Monthly Archives: July 2013

The Best Book of Horror?

I hate questions like that.

“What is your favorite movie?” “Who is your favorite author?” “What is your favorite food?” Questions that often are impossible to answer, or does have an answer but needs a complex explanation. They are limited and doesn’t do the topic justice.

That’s why I love to ask them.

And the answer to the question is not something I can deliver with ease. I have read a lot of horror fiction in my days, often in different sub-genres or categories. So in order to answer that question, I would have to give separate answers depending on what genre we’re talking about, or even make a “top five list” so I won’t miss something out.

I can, however, tell you one book that had a huge impact on me:


Stephen King’s It

Except for The Dark Tower series, I consider It to be King’s greatest novel. This is a study of horror, how anyone’s individual fears can influence your way of life… and how people choose to forget certain episodes of their lives, because the memories are too painful. It’s also a beautiful tale of true friendship and powerful bonds that neither different paths of life or memory can erase. And of course, the representation of man’s individual fears in this novel is the grotesque Pennywise the Dancing Clown, who forever will be an argument why you should be afraid of clowns and their false, mocking smiles. This creature is the focalpoint of the story, but interestingly, he is most often hidden in the background. The story is as much about the horrific creature as it is about the group of friends, their bond to eachother, and the confrontation with their own painful unresolved problems and memories.

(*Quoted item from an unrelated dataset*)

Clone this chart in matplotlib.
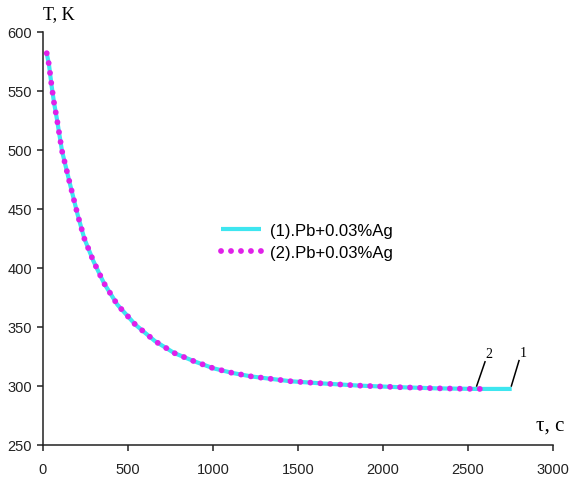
import numpy as np
import matplotlib.pyplot as plt

# time, s and temperature, K
t = [22, 35, 51, 65, 81, 112, 159, 204, 243, 296, 359, 437, 543, 659, 771,
     888, 1002, 1116, 1229, 1343, 1457, 1629, 1861, 2090, 2316, 2547, 2610]
T = [582, 572.5, 554, 540, 527, 499, 471, 445, 425, 406, 387, 369, 352, 338, 328,
     321, 315, 311, 308, 306, 304, 302.3, 300.3, 299, 298, 297.5, 297.5]
t_end1 = 2757
T_end1 = 297.5

labels = ['(1).Pb+0.03%Ag', '(2).Pb+0.03%Ag']
xticks = [0, 500, 1000, 1500, 2000, 2500, 3000]
yticks = [250, 300, 350, 400, 450, 500, 550, 600]

plt.rcParams['font.family'] = ['Liberation Sans', 'DejaVu Sans']

fig = plt.figure(figsize=(5.71, 4.81), dpi=100)
ax = fig.add_axes([0.0753, 0.0728, 0.8932, 0.8586])

ax.plot(t + [t_end1], T + [T_end1], color='#3ee6f0', lw=3.0, label=labels[0],
        solid_capstyle='butt')
ax.plot(t, T, color='#e020e8', lw=4.2, linestyle=(0, (0.01, 1.7)),
        dash_capstyle='round', label=labels[1])

# curve number leaders
ax.plot([2551, 2600], [300, 320.5], color='black', lw=1.1)
ax.plot([2755, 2800], [300, 321.5], color='black', lw=1.1)
ax.text(2605, 322, '2', fontsize=10, family='Liberation Serif', ha='left', va='bottom')
ax.text(2805, 323, '1', fontsize=10, family='Liberation Serif', ha='left', va='bottom')

ax.set_xlim(0, 3000)
ax.set_ylim(250, 600)
ax.set_xticks(xticks)
ax.set_yticks(yticks)
for s in ['top', 'right']:
    ax.spines[s].set_visible(False)
for s in ['left', 'bottom']:
    ax.spines[s].set_linewidth(1.1)
    ax.spines[s].set_color('#222222')
ax.tick_params(direction='out', length=4, width=1.1, labelsize=10.5,
               colors='#222222', pad=4)
ax.tick_params(axis='x', pad=8)

leg = ax.legend(loc='center left', bbox_to_anchor=(0.32, 0.493), frameon=False,
                fontsize=12, handlelength=2.4, handletextpad=0.5, labelspacing=0.45)

fig.text(43 / 571, 1 - 15 / 481, 'T, K', family='Liberation Serif', fontsize=13,
         ha='left', va='center')
fig.text(536 / 571, 1 - 426 / 481, 'τ, c', family='Liberation Serif', fontsize=15,
         ha='left', va='center')

fig.savefig('out.png', dpi=100)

Of course, there are many more books I could write about (and I will), but this was the first one I had in mind for the beginning of my blog…

…And yes, I know, it’s a slow start.

But the summer is almost at an end, and the darkness of autumn will soon be upon us…

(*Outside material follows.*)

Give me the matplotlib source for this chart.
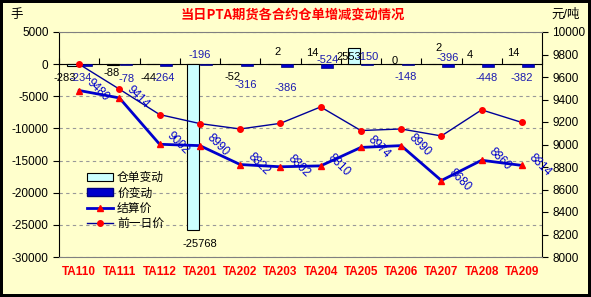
import matplotlib.pyplot as plt
from matplotlib.patches import Patch
from matplotlib.lines import Line2D
from matplotlib.transforms import blended_transform_factory

plt.rcParams['font.family'] = ['Liberation Sans', 'Noto Sans CJK SC', 'DejaVu Sans']
plt.rcParams['axes.unicode_minus'] = False

contracts = ['TA110', 'TA111', 'TA112', 'TA201', 'TA202', 'TA203',
             'TA204', 'TA205', 'TA206', 'TA207', 'TA208', 'TA209']
cangdan = [-283, -88, -44, -25768, -52, 2, 14, 2553, 0, 2, 4, 14]
jia_bian = [-234, -78, -264, -196, -316, -386, -524, -150, -148, -396, -448, -382]
jiesuan = [9480, 9414, 9002, 8990, 8822, 8802, 8810, 8974, 8990, 8680, 8860, 8814]
qianyiri = [9714, 9492, 9266, 9186, 9138, 9188, 9334, 9124, 9138, 9076, 9308, 9196]

# label offsets in pixels (placement only)
cd_off = [(-14, -12), (-8, -8), (-11, -14), (0, -14), (-8, -13), (-3, 12),
          (-8, 11), (-12, -9), (-6, 3), (-3, 16), (-12, 9), (-9, 11)]
jb_off = [(2, -12), (7, -14), (4, -12), (0, 10), (6, -19), (5, -21),
          (7, 8), (7, 8), (5, -12), (6, 9), (5, -11), (0, -11)]

bg = '#FFFFCC'
fig = plt.figure(figsize=(5.91, 2.97), dpi=100, facecolor=bg)
fig.patch.set_edgecolor('black')
fig.patch.set_linewidth(3)
ax = fig.add_axes([59/591, 40/297, 483/591, 225/297])
ax.set_facecolor(bg)
ax2 = ax.twinx()

x = list(range(len(contracts)))
ax.bar([i - 0.16 for i in x], cangdan, 0.3, color='#CCFFFF', edgecolor='black', lw=0.8, zorder=3)
ax.bar([i + 0.16 for i in x], jia_bian, 0.3, color='#0000CC', edgecolor='#000080', lw=0.5, zorder=3)

for i in x:
    ax.annotate(str(cangdan[i]), (i, cangdan[i]), xytext=cd_off[i], textcoords='offset pixels',
                ha='center', va='center', fontsize=8, color='black', zorder=5)
    ax.annotate(str(jia_bian[i]), (i, jia_bian[i]), xytext=jb_off[i], textcoords='offset pixels',
                ha='center', va='center', fontsize=8, color='#1A1AB0', zorder=5)

ax.set_xlim(-0.5, len(x) - 0.5)
ax.set_ylim(-30000, 5000)
ax.set_yticks(range(-30000, 5001, 5000))
ax.spines['bottom'].set_position(('data', 0))
ax.spines['top'].set_visible(False)
ax.spines['right'].set_visible(False)
ax.set_xticks([i - 0.5 for i in range(len(x) + 1)])
ax.tick_params(axis='x', direction='in', length=4, labelbottom=False)
ax.tick_params(axis='y', direction='out', length=4, labelsize=8.5)
ax.grid(axis='y', ls=(0, (3, 3)), color='#999999', lw=0.8)
ax.set_axisbelow(True)

ax2.plot(x, jiesuan, color='#0000CC', lw=2, marker='^', ms=4.5, mfc='red', mec='red', zorder=4)
ax2.plot(x, qianyiri, color='#000099', lw=1, marker='o', ms=4, mfc='red', mec='red', zorder=3)
for i in x:
    ax2.annotate(str(jiesuan[i]), (i, jiesuan[i]), xytext=(9, 10), textcoords='offset pixels',
                 rotation=-45, rotation_mode='anchor', ha='left', va='center',
                 fontsize=8.5, color='#0000CC')
ax2.set_ylim(8000, 10000)
ax2.set_yticks(range(8000, 10001, 200))
ax2.tick_params(axis='y', direction='out', length=4, labelsize=8.5)
ax2.spines['left'].set_visible(False)
ax2.spines['top'].set_color('#808080')
ax2.spines['bottom'].set_color('#808080')

tr = blended_transform_factory(ax.transData, ax.transAxes)
for i, c in enumerate(contracts):
    ax.text(i, -0.065, c, transform=tr, ha='center', va='center', color='red',
            fontsize=8.5, fontweight='bold')

handles = [Patch(facecolor='#CCFFFF', edgecolor='black', lw=0.8),
           Patch(facecolor='#0000CC', edgecolor='#000080'),
           Line2D([], [], color='#0000CC', lw=2, marker='^', ms=4.5, mfc='red', mec='red'),
           Line2D([], [], color='#000099', lw=1, marker='o', ms=4, mfc='red', mec='red')]
ax2.legend(handles, ['仓单变动', '价变动', '结算价', '前一日价'], loc='upper left',
           bbox_to_anchor=(0.058, 0.378), frameon=False, fontsize=8.5, borderpad=0,
           borderaxespad=0, handlelength=2.2, handletextpad=0.35, labelspacing=0.3)

fig.text(293/591, 1 - 15/297, '当日PTA期货各合约仓单增减变动情况', ha='center', va='center',
         color='red', fontsize=9.5, fontweight='bold', family=['Noto Sans CJK SC', 'DejaVu Sans'])
fig.text(10/591, 1 - 15/297, '手', ha='left', va='center', fontsize=9)
fig.text(580/591, 1 - 15/297, '元/吨', ha='right', va='center', fontsize=9)

fig.savefig('out.png', dpi=100, facecolor=bg)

My Amateurish Literary Career

To be honest… I didn’t read that many books when I was a child. Being a literary student, that may be an ironic statement.

There were some books I found enjoyable. Ture Sventon, for example, is a Swedish book series by Åke Holmberg, where the plot revolves around a lisping private detective in the heart of Stockholm, battling against his arch nemesis Ville Vessla (“Ville the Weasel”). Astrid Lindgren (you American readers perhaps recognizes one of her most famous works Pippi Longstocking) is one of the most profilic writers in the Swedish literary world, as well as one of the most beloved media personalities in our country. These, and a couple of others, I enjoyed… but that was all. My main focus was cartoons.


I didn’t discover horror fiction until I was in my teens. When I was 13, I read Stephen King’s Pet Sematary, and from that day I was obsessed. It wasn’t long after that I discovered H.P. Lovecraft. (Yes, I know, the obvious cliche about those two legendary writers being the first ones you were introduced to. I wish I could be more original.)

But the one who pushed me over the edge, so to speak – and the one who sparked my interest in writing stories of my own – was Edgar Allan Poe. This master of the macabre and grotesque awoke something in me that I hadn’t considered in all my life:

I wanted to create stories.

It was something in his beautifully orchestrated language, his poetic, horric images, and the detailed portraits of insane minds that fascinated me more than both King and Lovecraft. I have always loved stories about monster or alien creatures, but Poe was nothing like that. He focused on the human psyche, insanity, horrific sights and experiences that may be real, but just as much psychotic imaginations or allegorical representations.

From that moment on… I started my amateurish literary career.

Do I have anything published to show for it?


But someday I will.

That’s one of the main reasons for my search.

Anyone who has the same quest? Or has already reached that state?

How Did It Begin?

My love for the macabre already began in kindergarten.

I know, I’m starting my blog by presenting myself as a psychopathic loner with homicidal tendencies… but don’t worry, I have never tortured small animals in secret, and a criminal record has always been nonexistent. Did I present myself as a more boring human being? I guess that’s up to you to decide.

Anyway. One of my first coherent pictures I drew when I was in kindergarten, was a ship in the process of being crushed by an enormous green water dragon. I don’t have it left (or any other similar pictures from that period), but the interest grew. When I was six or seven, I loved the Adam West Batman series from the 60s, so naturally I wanted to make a story of my own. I finished it, with my mother providing the text. Well, this is the Joker’s deadly trap I put Batman in at the ending:


Yes, it’s supposed to be Batman being tied to a wagon, heading for a plastic/iron image of the Joker with a spike through his mouth. Not any bloodshed either, I might add. But in the later years, I discovered the world of nature documentaries. Like any other boy, tigers, leopards and sharks were my favorites. Several pictures depicted lions or cheetahs ripping the throats of gazelles. Since it was animals and not humans that slaughtered each other, my parents didn’t find any reason for concern for my sanity, I suppose.

When I was about ten years old, I started watching thrillers and horror movies, with my father’s blessing. With one condition: that I watched them together with either mother or father. That didn’t stop me from spending a night or two watching any late night horror flick, but who hasn’t?

So… that is where it began. My descent into darkness, if you will.

And since I still haven’t tortured small animals in my loneliness, I would say it’s entirely a good thing!